Beyond the Tag: The Bigger Picture of Sustainable Flying
True sustainability extends beyond the material tag.
- Buy Less, Choose Well: The most eco-friendly gear is the gear you already own. Buy the highest-quality, most durable wing and harness you can afford, and fly it until it's truly unrepairable . A 10-year-old wing flown 50 hours a year has a far lower annual footprint than a new one every 3 years.
- Maintain Religiously: Proper care extends life. Rinse your wing with fresh water after salty or sandy flights. Store it loosely out of UV light.

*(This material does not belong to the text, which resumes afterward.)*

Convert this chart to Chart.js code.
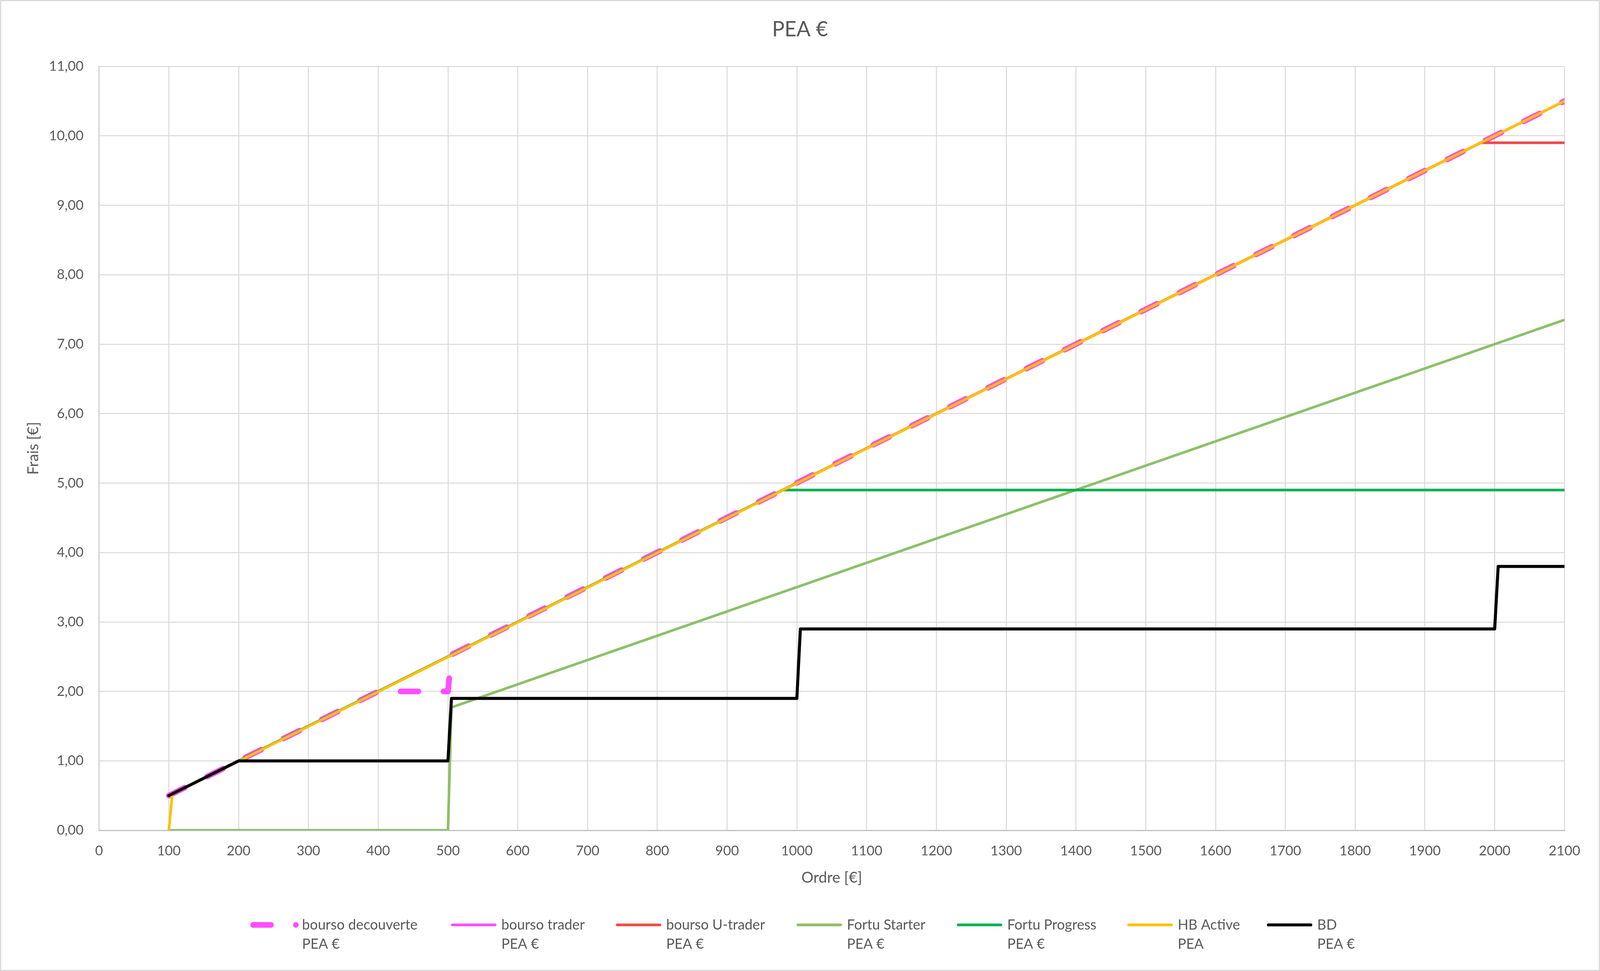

Keep your reserve packed by a certified professional. A well-maintained wing is a safe and sustainable wing.
- Repair, Don't Replace: A small hole or seam wear is not a reason to retire a wing. Learn basic repairs or support local riggers. Many manufacturers offer repair services that are far more sustainable than replacement.
- Support the Right Brands: Vote with your wallet. Prioritize companies that:
- Use verified recycled materials (look for GRS - Global Recycled Standard or bluesign® certifications).

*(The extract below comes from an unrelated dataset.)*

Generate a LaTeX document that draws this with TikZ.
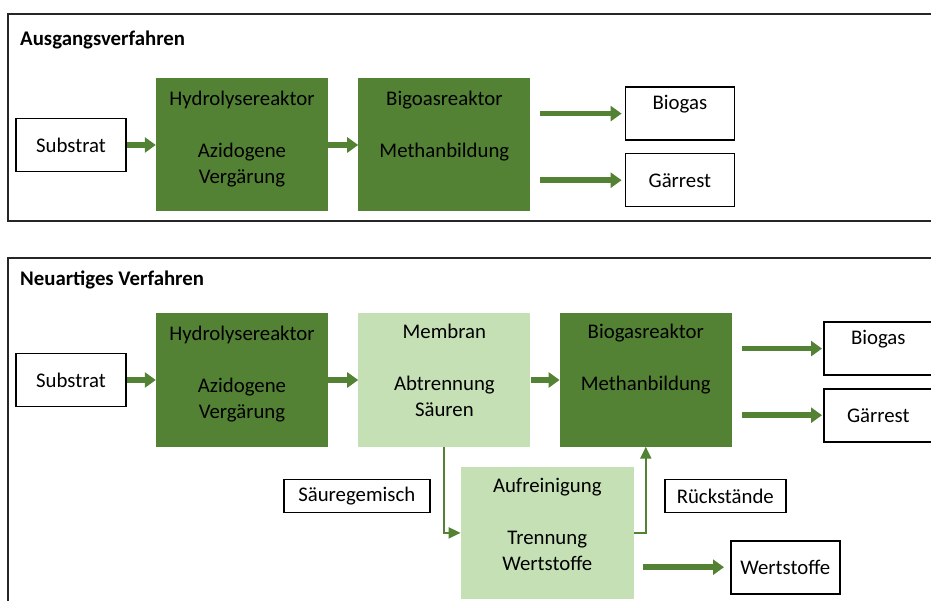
\documentclass[tikz,border=0pt]{standalone}
\usepackage{fontspec}
\setmainfont{Carlito}
\usepackage{xcolor}
\usetikzlibrary{positioning,arrows.meta}
\definecolor{dunkelgruen}{HTML}{548235}
\definecolor{hellgruen}{HTML}{C5E0B4}

\begin{document}
\begin{tikzpicture}[
x=1pt, y=1pt,
font=\fontsize{20.8}{26}\selectfont,
panel/.style={draw=black!85, line width=1.8pt},
titel/.style={anchor=west, inner sep=0pt, font=\fontsize{20.8}{26}\selectfont\bfseries},
stoff/.style={rectangle, draw=black, line width=1.6pt, fill=white, minimum width=109pt, minimum height=53pt, inner sep=0pt},
etikett/.style={rectangle, draw=black, line width=1.6pt, fill=white, minimum height=33pt, inner sep=0pt},
reaktor/.style={rectangle, fill=dunkelgruen, minimum width=172pt, minimum height=133pt, inner sep=0pt},
stufe/.style={rectangle, fill=hellgruen, minimum width=172pt, minimum height=133pt, inner sep=0pt},
boxtext/.style={anchor=north, align=center, inner sep=0pt, yshift=-#1},
boxtext/.default=13pt,
pfeil/.style={draw=dunkelgruen, line width=5.5pt, -{Triangle[length=11pt, width=15pt]}},
duenn/.style={draw=dunkelgruen, line width=2pt, -{Triangle[length=12pt, width=11pt]}}
]
\useasboundingbox (0,0) rectangle (931,-601);

%Ausgangsverfahren
\draw[panel] (8,-14) rectangle (945,-221);
\node[titel] (titel1) at (20,-40) {Ausgangsverfahren};
\node[stoff, minimum width=110pt] (substrat1) at (71,-145) {Substrat};
\node[reaktor, right=29pt of substrat1, label={[boxtext]north:{Hydrolysereaktor\\[26pt]Azidogene\\Vergärung}}] (hydro1) {};
\node[reaktor, right=30pt of hydro1, label={[boxtext]north:{Bigoasreaktor\\[26pt]Methanbildung}}] (bigoas1) {};
\node[stoff, below right=8pt and 94pt of bigoas1.north east, label={[boxtext=9pt]north:Biogas}] (biogas1) {};
\node[stoff, below=12pt of biogas1] (gaerrest1) {Gärrest};

\draw[pfeil] (substrat1.east) -- (hydro1.west);
\draw[pfeil] (hydro1.east) -- (bigoas1.west);
\draw[pfeil, shorten <=9pt, shorten >=3pt] (bigoas1.east |- biogas1.west) -- (biogas1.west);
\draw[pfeil, shorten <=9pt, shorten >=3pt] (bigoas1.east |- gaerrest1.west) -- (gaerrest1.west);

%Neuartiges Verfahren
\draw[panel] (8,-258) rectangle (945,-620);
\node[titel] (titel2) at (20,-280) {Neuartiges Verfahren};
\node[stoff, minimum width=110pt] (substrat2) at (71,-380) {Substrat};
\node[reaktor, right=29pt of substrat2, label={[boxtext]north:{Hydrolysereaktor\\[26pt]Azidogene\\Vergärung}}] (hydro2) {};
\node[stufe, right=30pt of hydro2, label={[boxtext=11pt]north:{Membran\\[26pt]Abtrennung\\Säuren}}] (membran) {};
\node[reaktor, right=29pt of membran, label={[boxtext=11pt]north:{Biogasreaktor\\[26pt]Methanbildung}}] (bioreak) {};
\node[stoff, below right=8pt and 91pt of bioreak.north east, label={[boxtext=9pt]north:Biogas}] (biogas2) {};
\node[stoff, below=12pt of biogas2] (gaerrest2) {Gärrest};
\node[stufe, minimum width=173pt, minimum height=132pt, below right=20pt and -70pt of membran.south east, label={[boxtext=11pt]north:{Aufreinigung\\[26pt]Trennung\\Wertstoffe}}] (aufr) {};
\node[etikett, minimum width=146pt, below left=12pt and 30pt of aufr.north west] (saeure) {Säuregemisch};
\node[etikett, minimum width=121pt, below right=12pt and 30pt of aufr.north east] (rueck) {Rückstände};
\node[stoff, below right=7pt and 96pt of aufr.east] (wertst) {Wertstoffe};

\draw[pfeil] (substrat2.east) -- (hydro2.west);
\draw[pfeil] (hydro2.east) -- (membran.west);
\draw[pfeil] (membran.east) -- (bioreak.west);
\draw[pfeil, shorten <=10pt, shorten >=1pt] (bioreak.east |- biogas2.west) -- (biogas2.west);
\draw[pfeil, shorten <=10pt, shorten >=1pt] (bioreak.east |- gaerrest2.west) -- (gaerrest2.west);
\draw[pfeil, shorten <=9pt, shorten >=6pt] (aufr.east |- wertst.west) -- (wertst.west);

\draw[duenn] (membran.south) |- (aufr.west);
\draw[duenn] (aufr.east) -| (bioreak.south);
\end{tikzpicture}
\end{document}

- Have transparent supply chains.
- Offer take-back or recycling programs for old gear (e.g., Ozone's Renew program).
- Design for longevity and repairability.
The Flight Path Forward
The paragliding industry's shift toward circularity is accelerating. We're moving from a "take-make-dispose" model to one where wings are designed with recycled feedstocks, built to last decades, and eventually recycled into new high-performance fabrics.
As pilots who cherish the environment we fly in, choosing eco-friendly gear is a direct alignment of our values with our passion. It's a vote for cleaner mountains, less ocean plastic, and a future where the only trace we leave is a fading silhouette against the sky. The best eco-friendly paragliding gear isn't just about the recycled plastic in its weave; it's about the mindset it represents---one of respect, responsibility, and long-term thinking. Fly light, fly far, and fly knowing your gear shares your respect for the planet.